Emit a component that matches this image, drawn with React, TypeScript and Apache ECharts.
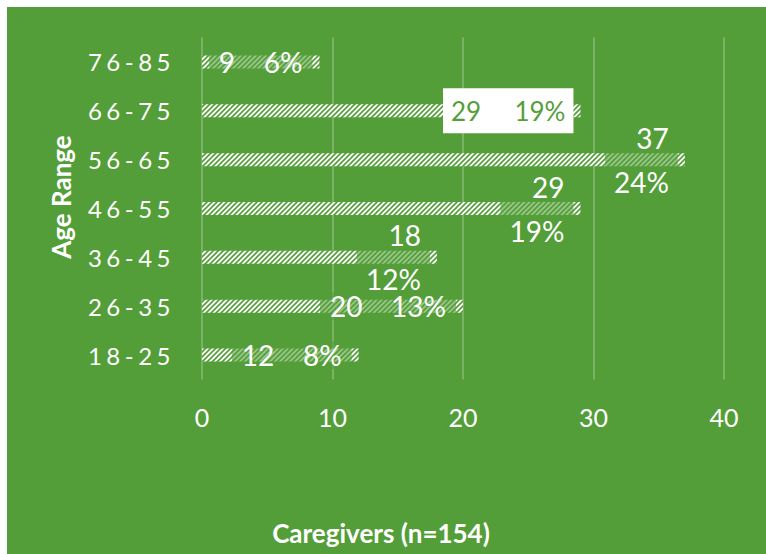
import React, { useEffect, useRef } from "react";
import * as echarts from "echarts";

const categories = ["18-25", "26-35", "36-45", "46-55", "56-65", "66-75", "76-85"];
const counts = [12, 20, 18, 29, 37, 29, 9];
const percents = [8, 13, 12, 19, 24, 19, 6];
const xMin = 0;
const xMax = 40;
const xInterval = 10;
const xTitle = "Caregivers (n=154)";
const yTitle = "Age Range";

const GREEN = "#549E39";
const FONT = "Lato, 'Open Sans', sans-serif";
const twoLine = new Set(["36-45", "46-55", "56-65"]);
const highlighted = new Set(["66-75"]);

function makeHatch(): HTMLCanvasElement {
  const n = 5;
  const c = document.createElement("canvas");
  c.width = n;
  c.height = n;
  const g = c.getContext("2d")!;
  g.fillStyle = "#ffffff";
  g.fillRect(0, 0, n, n);
  g.strokeStyle = GREEN;
  g.lineWidth = 1.6;
  const seg = (x1: number, y1: number, x2: number, y2: number) => {
    g.beginPath();
    g.moveTo(x1, y1);
    g.lineTo(x2, y2);
    g.stroke();
  };
  seg(-1, n + 1, n + 1, -1);
  seg(-1, 1, 1, -1);
  seg(n - 1, n + 1, n + 1, n - 1);
  return c;
}

export default function App() {
  const ref = useRef<HTMLDivElement>(null);
  useEffect(() => {
    if (!ref.current) return;
    const chart = echarts.init(ref.current, null, { renderer: "svg" });
    const data = counts.map((v, i) => {
      const cat = categories[i];
      const p = percents[i];
      let label: any;
      if (highlighted.has(cat)) {
        label = {
          formatter: `${v}     ${p}%`,
          color: GREEN,
          backgroundColor: "#ffffff",
          fontSize: 26,
          lineHeight: 31,
          padding: [7, 8],
        };
      } else if (twoLine.has(cat)) {
        label = {
          formatter: `${v}\n\n${p}%`,
          lineHeight: 22,
          padding: [0, 9],
        };
      } else {
        label = { formatter: `${v}    ${p}%`, padding: [0, 10] };
      }
      return { value: v, label };
    });
    chart.setOption({
      animation: false,
      backgroundColor: GREEN,
      grid: { left: 195, right: 42, top: 30.5, bottom: 174.5, containLabel: false },
      xAxis: {
        type: "value",
        min: xMin,
        max: xMax,
        interval: xInterval,
        axisLine: { show: false },
        axisTick: { show: false },
        splitLine: { show: true, lineStyle: { color: "rgba(255,255,255,0.3)", width: 1.5 } },
        axisLabel: { color: "#ffffff", fontSize: 25, fontFamily: FONT, margin: 25 },
      },
      yAxis: {
        type: "category",
        data: categories,
        axisLine: { show: false },
        axisTick: { show: false },
        splitLine: { show: false },
        axisLabel: { color: "#ffffff", fontSize: 24, fontFamily: FONT, margin: 27 },
      },
      series: [
        {
          type: "bar",
          data,
          barWidth: 13,
          itemStyle: {
            color: { image: makeHatch(), repeat: "repeat" },
          },
          label: {
            show: true,
            position: "insideRight",
            distance: 7,
            color: "#ffffff",
            fontSize: 28,
            fontFamily: FONT,
            backgroundColor: "rgba(84,158,57,0.6)",
          },
        },
      ],
      graphic: [
        {
          type: "text",
          x: 374,
          y: 526,
          style: {
            text: xTitle,
            fill: "#ffffff",
            font: `bold 26px ${FONT}`,
            textAlign: "center",
            textVerticalAlign: "middle",
          },
        },
        {
          type: "text",
          x: 54,
          y: 190,
          rotation: Math.PI / 2,
          style: {
            text: yTitle,
            fill: "#ffffff",
            font: `bold 26px ${FONT}`,
            textAlign: "center",
            textVerticalAlign: "middle",
          },
        },
      ],
    });
    const catSet = new Set(categories);
    const spaceOut = () => {
      ref.current?.querySelectorAll("text").forEach((t) => {
        if (catSet.has((t.textContent || "").trim())) {
          t.setAttribute("letter-spacing", "4.5");
        }
        t.setAttribute("xml:space", "preserve");
        (t as any).style.whiteSpace = "pre";
      });
    };
    spaceOut();
    chart.on("finished", spaceOut);
    return () => chart.dispose();
  }, []);
  return (
    <div
      ref={ref}
      style={{ position: "absolute", left: 7, top: 7, width: 759, height: 547 }}
    />
  );
}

**Description of the task:**
Write out every line above exactly as it is, leaving out the pictures.

**Written solution:**
Emit a component that matches this image, drawn with React, TypeScript and Apache ECharts.
import React, { useEffect, useRef } from "react";
import * as echarts from "echarts";

const categories = ["18-25", "26-35", "36-45", "46-55", "56-65", "66-75", "76-85"];
const counts = [12, 20, 18, 29, 37, 29, 9];
const percents = [8, 13, 12, 19, 24, 19, 6];
const xMin = 0;
const xMax = 40;
const xInterval = 10;
const xTitle = "Caregivers (n=154)";
const yTitle = "Age Range";

const GREEN = "#549E39";
const FONT = "Lato, 'Open Sans', sans-serif";
const twoLine = new Set(["36-45", "46-55", "56-65"]);
const highlighted = new Set(["66-75"]);

function makeHatch(): HTMLCanvasElement {
  const n = 5;
  const c = document.createElement("canvas");
  c.width = n;
  c.height = n;
  const g = c.getContext("2d")!;
  g.fillStyle = "#ffffff";
  g.fillRect(0, 0, n, n);
  g.strokeStyle = GREEN;
  g.lineWidth = 1.6;
  const seg = (x1: number, y1: number, x2: number, y2: number) => {
    g.beginPath();
    g.moveTo(x1, y1);
    g.lineTo(x2, y2);
    g.stroke();
  };
  seg(-1, n + 1, n + 1, -1);
  seg(-1, 1, 1, -1);
  seg(n - 1, n + 1, n + 1, n - 1);
  return c;
}

export default function App() {
  const ref = useRef<HTMLDivElement>(null);
  useEffect(() => {
    if (!ref.current) return;
    const chart = echarts.init(ref.current, null, { renderer: "svg" });
    const data = counts.map((v, i) => {
      const cat = categories[i];
      const p = percents[i];
      let label: any;
      if (highlighted.has(cat)) {
        label = {
          formatter: `${v}     ${p}%`,
          color: GREEN,
          backgroundColor: "#ffffff",
          fontSize: 26,
          lineHeight: 31,
          padding: [7, 8],
        };
      } else if (twoLine.has(cat)) {
        label = {
          formatter: `${v}\n\n${p}%`,
          lineHeight: 22,
          padding: [0, 9],
        };
      } else {
        label = { formatter: `${v}    ${p}%`, padding: [0, 10] };
      }
      return { value: v, label };
    });
    chart.setOption({
      animation: false,
      backgroundColor: GREEN,
      grid: { left: 195, right: 42, top: 30.5, bottom: 174.5, containLabel: false },
      xAxis: {
        type: "value",
        min: xMin,
        max: xMax,
        interval: xInterval,
        axisLine: { show: false },
        axisTick: { show: false },
        splitLine: { show: true, lineStyle: { color: "rgba(255,255,255,0.3)", width: 1.5 } },
        axisLabel: { color: "#ffffff", fontSize: 25, fontFamily: FONT, margin: 25 },
      },
      yAxis: {
        type: "category",
        data: categories,
        axisLine: { show: false },
        axisTick: { show: false },
        splitLine: { show: false },
        axisLabel: { color: "#ffffff", fontSize: 24, fontFamily: FONT, margin: 27 },
      },
      series: [
        {
          type: "bar",
          data,
          barWidth: 13,
          itemStyle: {
            color: { image: makeHatch(), repeat: "repeat" },
          },
          label: {
            show: true,
            position: "insideRight",
            distance: 7,
            color: "#ffffff",
            fontSize: 28,
            fontFamily: FONT,
            backgroundColor: "rgba(84,158,57,0.6)",
          },
        },
      ],
      graphic: [
        {
          type: "text",
          x: 374,
          y: 526,
          style: {
            text: xTitle,
            fill: "#ffffff",
            font: `bold 26px ${FONT}`,
            textAlign: "center",
            textVerticalAlign: "middle",
          },
        },
        {
          type: "text",
          x: 54,
          y: 190,
          rotation: Math.PI / 2,
          style: {
            text: yTitle,
            fill: "#ffffff",
            font: `bold 26px ${FONT}`,
            textAlign: "center",
            textVerticalAlign: "middle",
          },
        },
      ],
    });
    const catSet = new Set(categories);
    const spaceOut = () => {
      ref.current?.querySelectorAll("text").forEach((t) => {
        if (catSet.has((t.textContent || "").trim())) {
          t.setAttribute("letter-spacing", "4.5");
        }
        t.setAttribute("xml:space", "preserve");
        (t as any).style.whiteSpace = "pre";
      });
    };
    spaceOut();
    chart.on("finished", spaceOut);
    return () => chart.dispose();
  }, []);
  return (
    <div
      ref={ref}
      style={{ position: "absolute", left: 7, top: 7, width: 759, height: 547 }}
    />
  );
}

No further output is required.